Set exercise - From the first line of the data below through the line bearing "0.29, 0.25, 0.24];", reproduce each line exactly; do not include pictures.

----

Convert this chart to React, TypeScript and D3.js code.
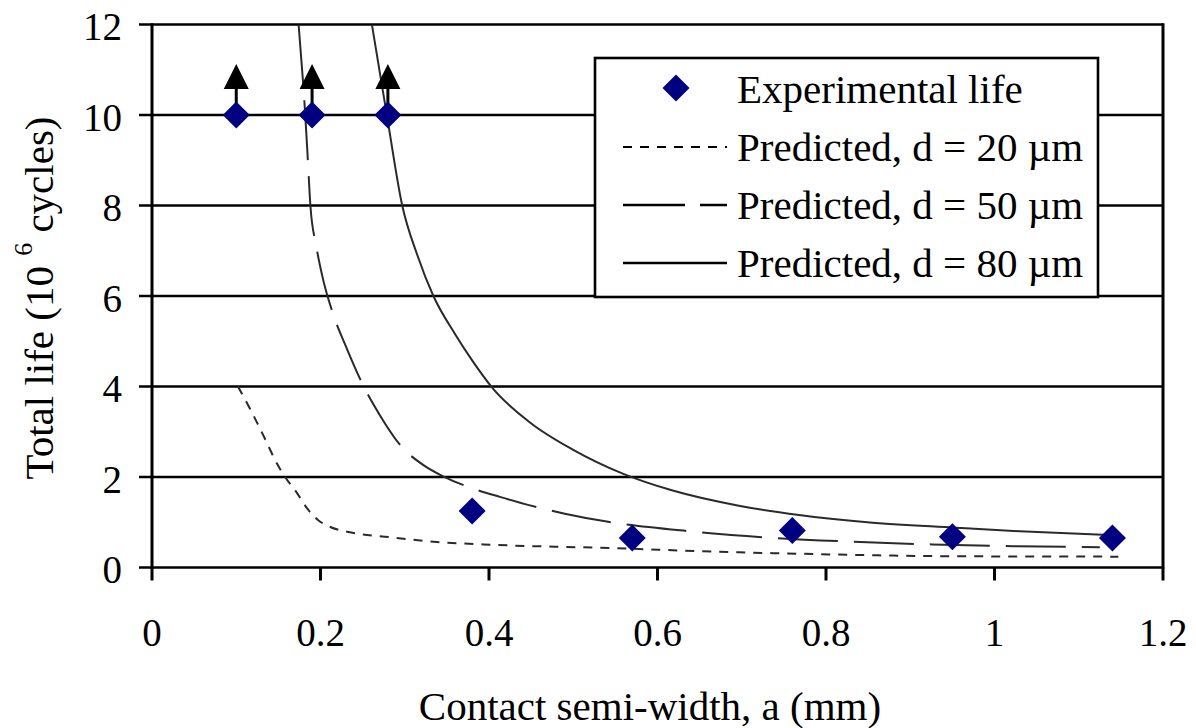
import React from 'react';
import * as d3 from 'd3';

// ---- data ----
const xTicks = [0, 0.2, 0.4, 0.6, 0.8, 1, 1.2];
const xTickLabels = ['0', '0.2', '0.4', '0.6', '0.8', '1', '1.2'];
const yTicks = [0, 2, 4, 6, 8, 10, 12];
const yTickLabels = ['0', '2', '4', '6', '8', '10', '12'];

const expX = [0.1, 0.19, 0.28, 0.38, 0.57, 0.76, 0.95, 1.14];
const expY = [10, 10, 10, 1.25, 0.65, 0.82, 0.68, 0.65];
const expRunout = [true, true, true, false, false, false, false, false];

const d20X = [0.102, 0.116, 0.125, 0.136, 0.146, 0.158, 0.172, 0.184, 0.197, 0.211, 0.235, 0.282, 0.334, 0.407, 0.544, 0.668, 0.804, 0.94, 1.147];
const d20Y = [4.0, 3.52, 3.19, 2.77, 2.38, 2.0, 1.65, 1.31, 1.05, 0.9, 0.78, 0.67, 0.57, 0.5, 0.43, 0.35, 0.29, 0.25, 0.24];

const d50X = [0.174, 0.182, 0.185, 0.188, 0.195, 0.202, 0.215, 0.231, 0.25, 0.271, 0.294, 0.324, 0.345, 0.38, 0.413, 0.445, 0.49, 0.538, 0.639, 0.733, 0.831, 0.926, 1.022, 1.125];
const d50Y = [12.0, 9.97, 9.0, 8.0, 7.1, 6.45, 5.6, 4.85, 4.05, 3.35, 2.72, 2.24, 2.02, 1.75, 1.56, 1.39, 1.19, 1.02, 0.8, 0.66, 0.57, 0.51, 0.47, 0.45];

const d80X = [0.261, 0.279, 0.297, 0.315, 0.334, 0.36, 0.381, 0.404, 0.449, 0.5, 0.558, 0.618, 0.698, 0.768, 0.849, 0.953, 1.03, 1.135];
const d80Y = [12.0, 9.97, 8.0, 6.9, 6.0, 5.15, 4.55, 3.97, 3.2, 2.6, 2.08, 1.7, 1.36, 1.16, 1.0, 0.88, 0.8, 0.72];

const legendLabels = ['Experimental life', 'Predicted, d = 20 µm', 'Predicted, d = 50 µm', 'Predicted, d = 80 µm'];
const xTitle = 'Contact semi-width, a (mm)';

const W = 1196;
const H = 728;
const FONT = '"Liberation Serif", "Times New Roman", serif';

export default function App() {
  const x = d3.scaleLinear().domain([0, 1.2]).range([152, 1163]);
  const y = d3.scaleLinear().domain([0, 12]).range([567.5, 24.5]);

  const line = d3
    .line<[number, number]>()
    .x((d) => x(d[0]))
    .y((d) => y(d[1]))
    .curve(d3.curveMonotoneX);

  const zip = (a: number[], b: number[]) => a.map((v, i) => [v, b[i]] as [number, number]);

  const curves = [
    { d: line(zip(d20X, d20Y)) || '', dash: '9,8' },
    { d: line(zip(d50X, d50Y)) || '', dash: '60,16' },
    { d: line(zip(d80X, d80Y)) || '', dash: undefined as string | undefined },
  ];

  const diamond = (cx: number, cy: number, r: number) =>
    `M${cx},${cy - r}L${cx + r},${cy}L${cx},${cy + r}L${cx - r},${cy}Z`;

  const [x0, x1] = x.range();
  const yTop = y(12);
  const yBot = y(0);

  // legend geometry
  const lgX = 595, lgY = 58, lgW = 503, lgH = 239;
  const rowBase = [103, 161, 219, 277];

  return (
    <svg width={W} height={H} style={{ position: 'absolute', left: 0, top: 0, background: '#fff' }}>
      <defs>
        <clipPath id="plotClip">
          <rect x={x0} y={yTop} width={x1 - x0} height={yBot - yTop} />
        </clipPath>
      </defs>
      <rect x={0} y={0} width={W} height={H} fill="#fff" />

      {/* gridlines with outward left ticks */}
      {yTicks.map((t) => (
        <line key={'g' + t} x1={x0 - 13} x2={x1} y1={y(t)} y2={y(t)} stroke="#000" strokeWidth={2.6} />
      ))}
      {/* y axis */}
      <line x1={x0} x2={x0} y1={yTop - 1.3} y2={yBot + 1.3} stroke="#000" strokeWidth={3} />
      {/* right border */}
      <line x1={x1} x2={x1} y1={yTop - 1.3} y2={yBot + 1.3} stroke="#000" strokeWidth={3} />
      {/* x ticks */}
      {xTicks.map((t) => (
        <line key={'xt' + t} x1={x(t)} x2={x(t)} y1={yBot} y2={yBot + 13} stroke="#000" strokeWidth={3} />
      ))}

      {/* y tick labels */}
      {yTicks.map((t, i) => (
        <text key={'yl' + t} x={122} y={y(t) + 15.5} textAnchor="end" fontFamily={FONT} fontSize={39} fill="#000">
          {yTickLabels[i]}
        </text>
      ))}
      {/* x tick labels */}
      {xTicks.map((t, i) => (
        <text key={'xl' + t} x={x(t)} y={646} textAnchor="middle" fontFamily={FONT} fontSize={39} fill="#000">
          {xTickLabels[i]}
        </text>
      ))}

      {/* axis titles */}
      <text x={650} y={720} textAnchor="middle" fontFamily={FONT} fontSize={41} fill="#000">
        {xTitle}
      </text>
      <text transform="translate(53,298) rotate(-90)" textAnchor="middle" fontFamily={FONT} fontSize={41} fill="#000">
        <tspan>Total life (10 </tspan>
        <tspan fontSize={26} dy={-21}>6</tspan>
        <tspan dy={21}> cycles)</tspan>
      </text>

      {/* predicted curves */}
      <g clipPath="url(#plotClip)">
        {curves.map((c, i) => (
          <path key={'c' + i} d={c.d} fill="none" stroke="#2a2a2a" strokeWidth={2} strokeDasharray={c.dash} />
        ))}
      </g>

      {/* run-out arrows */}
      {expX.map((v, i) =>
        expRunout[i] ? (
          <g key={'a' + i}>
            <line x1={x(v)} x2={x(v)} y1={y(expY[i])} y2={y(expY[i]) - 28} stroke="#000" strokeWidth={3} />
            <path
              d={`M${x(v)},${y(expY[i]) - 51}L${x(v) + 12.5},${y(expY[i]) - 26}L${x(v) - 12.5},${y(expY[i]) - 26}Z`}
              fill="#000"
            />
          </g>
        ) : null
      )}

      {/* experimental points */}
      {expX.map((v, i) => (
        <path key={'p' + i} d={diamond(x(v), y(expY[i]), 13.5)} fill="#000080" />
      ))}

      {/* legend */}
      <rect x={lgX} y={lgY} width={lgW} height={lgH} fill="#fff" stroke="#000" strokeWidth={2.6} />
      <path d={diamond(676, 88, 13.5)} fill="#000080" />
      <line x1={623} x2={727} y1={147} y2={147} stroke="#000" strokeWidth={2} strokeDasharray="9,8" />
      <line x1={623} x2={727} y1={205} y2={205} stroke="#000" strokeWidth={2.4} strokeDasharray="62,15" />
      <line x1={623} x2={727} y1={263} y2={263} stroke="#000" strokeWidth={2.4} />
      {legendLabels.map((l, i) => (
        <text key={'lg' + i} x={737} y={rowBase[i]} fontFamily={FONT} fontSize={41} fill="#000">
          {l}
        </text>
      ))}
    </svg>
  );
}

----

Response -
Convert this chart to React, TypeScript and D3.js code.
import React from 'react';
import * as d3 from 'd3';

// ---- data ----
const xTicks = [0, 0.2, 0.4, 0.6, 0.8, 1, 1.2];
const xTickLabels = ['0', '0.2', '0.4', '0.6', '0.8', '1', '1.2'];
const yTicks = [0, 2, 4, 6, 8, 10, 12];
const yTickLabels = ['0', '2', '4', '6', '8', '10', '12'];

const expX = [0.1, 0.19, 0.28, 0.38, 0.57, 0.76, 0.95, 1.14];
const expY = [10, 10, 10, 1.25, 0.65, 0.82, 0.68, 0.65];
const expRunout = [true, true, true, false, false, false, false, false];

const d20X = [0.102, 0.116, 0.125, 0.136, 0.146, 0.158, 0.172, 0.184, 0.197, 0.211, 0.235, 0.282, 0.334, 0.407, 0.544, 0.668, 0.804, 0.94, 1.147];
const d20Y = [4.0, 3.52, 3.19, 2.77, 2.38, 2.0, 1.65, 1.31, 1.05, 0.9, 0.78, 0.67, 0.57, 0.5, 0.43, 0.35, 0.29, 0.25, 0.24];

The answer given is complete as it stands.